O cozinheiro do café onde costumo encontrar meus amigos foi, num dia não muito distante, uma mulher. A inglesa elegante que trabalha no caixa da loja de artigos para cozinha perto de casa tem um pomo-de-adão saliente. Vê-los ativos em profissões que fogem do triângulo cabelereiro-prostituta-telemarketing me deixa particularmente satisfeita. É uma espécie de bônus que estes estabelecimentos comerciais oferecem e que me atrai para lá.
Claro, Santa Fe, onde moro, não é uma cidade típica dos Estados Unidos. Embora tenha apenas 70 mil habitantes e esteja muito longe dos centros mais cosmopolitas, não tem nada a ver com as cidadezinhas que vemos em filmes: obtusas, obesas e obsoletas. A capital do estado de New Mexico, um dos mais pobres dos EUA, é conhecida pela naturalidade com que trata a diversidade humana. Índios, brancos, hispânicos e imigrantes de todas as partes, embora não se misturem muito, convivem de forma bastante pacífica. É óbvio que estou falando do New Mexico atual, não daquela que registrou massacres famosos, como o dos índios Acoma, que guerreavam contra o colonizador espanhol Juan de Oñate em 1599. Calcula-se que 800 Acoma foram mortos na batalha e os sobreviventes tiveram seus pés direitos amputados. Tempos atrás inauguraram uma estátua de Oñate. Alguém foi lá e arrancou o seu pé).
A cidade também é notória por atrair lésbicas, transexuais e, em menor escala, gays. Há quem diga que eles são 25% da população. No entanto, não há bairro ou casas noturnas gays – parece não haver necessidade. Mas há uma grande parada gay e o circo/teatro Wise Fool, verdadeira instituição local, praticamente todo formado por garotas que gostam de garotas. Santa Fe também abriga um grande condomínio para gays, lésbicas etc. de mais de cinquenta anos – o único lugar da cidade onde se pode ouvir boa música dos anos 70 e 80.

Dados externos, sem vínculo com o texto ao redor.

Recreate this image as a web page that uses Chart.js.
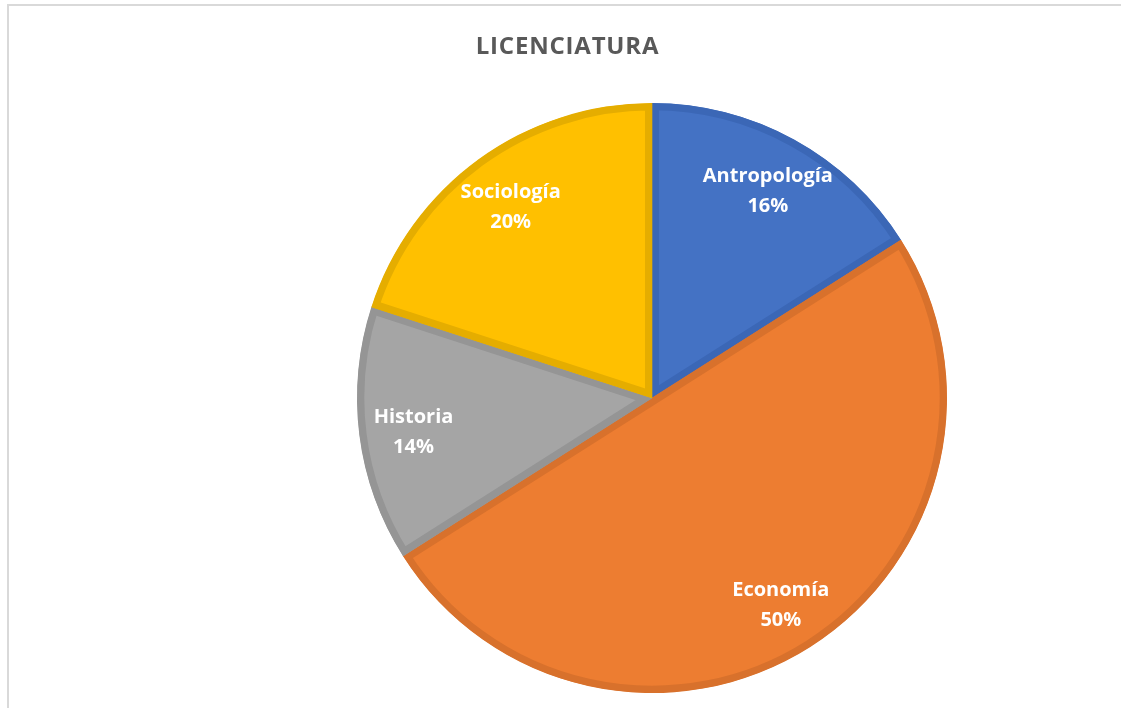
<!DOCTYPE html>
<html>
<head>
<meta charset="utf-8">
<script src="https://cdn.jsdelivr.net/npm/chart.js@4.4.0/dist/chart.umd.min.js"></script>
<style>
    html, body { margin: 0; padding: 0; background: #fff; overflow: hidden; }
    #wrap { position: relative; width: 1121px; height: 708px; overflow: hidden; }
    .line { position: absolute; background: #d9d9d9; }
    #line-top { left: 7px; top: 4px; width: 1114px; height: 2px; }
    #line-left { left: 7px; top: 4px; width: 2px; height: 704px; }
    #title {
        position: absolute; left: 0; top: 28px; width: 1121px; padding-left: 14px; box-sizing: border-box;
        text-align: center; font: bold 24px "Open Sans", sans-serif; color: #595959; letter-spacing: 0.8px;
    }
    canvas { position: absolute; left: 0; top: 0; }
</style>
</head>
<body>
<div id="wrap">
    <div class="line" id="line-top"></div>
    <div class="line" id="line-left"></div>
    <canvas id="pie-chart" width="1121" height="708"></canvas>
    <div id="title">LICENCIATURA</div>
</div>
<script>
// Данные диаграммы
const categories = ['Antropología', 'Economía', 'Historia', 'Sociología'];
const percents = [16, 50, 14, 20];
const fillColors = ['#4472c4', '#ed7d31', '#a5a5a5', '#ffc000'];
const edgeColors = ['#3b67b6', '#d8712c', '#959595', '#e5ad00'];

// Подписи внутри секторов
const sliceLabels = {
    id: 'sliceLabels',
    afterDatasetsDraw(chart) {
        const ctx = chart.ctx;
        const meta = chart.getDatasetMeta(0);
        ctx.save();
        ctx.fillStyle = '#ffffff';
        ctx.font = 'bold 20px "Open Sans", sans-serif';
        ctx.textAlign = 'center';
        ctx.textBaseline = 'middle';
        meta.data.forEach((arc, i) => {
            const p = arc.getProps(['x', 'y', 'startAngle', 'endAngle', 'outerRadius']);
            const mid = (p.startAngle + p.endAngle) / 2;
            const r = p.outerRadius * 0.815;
            const x = p.x + Math.cos(mid) * r;
            const y = p.y + Math.sin(mid) * r + 4;
            ctx.fillText(categories[i], x, y - 15);
            ctx.fillText(percents[i] + '%', x, y + 15);
        });
        ctx.restore();
    }
};

new Chart(document.getElementById('pie-chart').getContext('2d'), {
    type: 'pie',
    data: {
        labels: categories,
        datasets: [{
            data: percents,
            backgroundColor: fillColors,
            borderColor: edgeColors,
            borderWidth: 7,
            borderAlign: 'inner',
            borderJoinStyle: 'miter',
            hoverOffset: 0
        }]
    },
    options: {
        responsive: false,
        animation: false,
        events: [],
        layout: { padding: { left: 357, right: 174, top: 103, bottom: 15 } },
        plugins: {
            legend: { display: false },
            title: { display: false },
            tooltip: { enabled: false }
        }
    },
    plugins: [sliceLabels]
});
</script>
</body>
</html>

Uma das explicações para o fenômento é que Santa Fe tornou-se uma espécie de meca dos aposentados alternativos. Gente com dinheiro mas que é socialista demais, esotérica demais ou tão distoante do resto da população que não se encaixa nos destinos mais comuns dos idosos norte-americanos, como a Florida. Com eles vieram os artistas e um dos mercados de Arte mais animados do país (embora encolhido depois da crise financeira). Daí uma certa atmosfera liberal que não existe no resto do estado, nem na maior parte do país ou do mundo.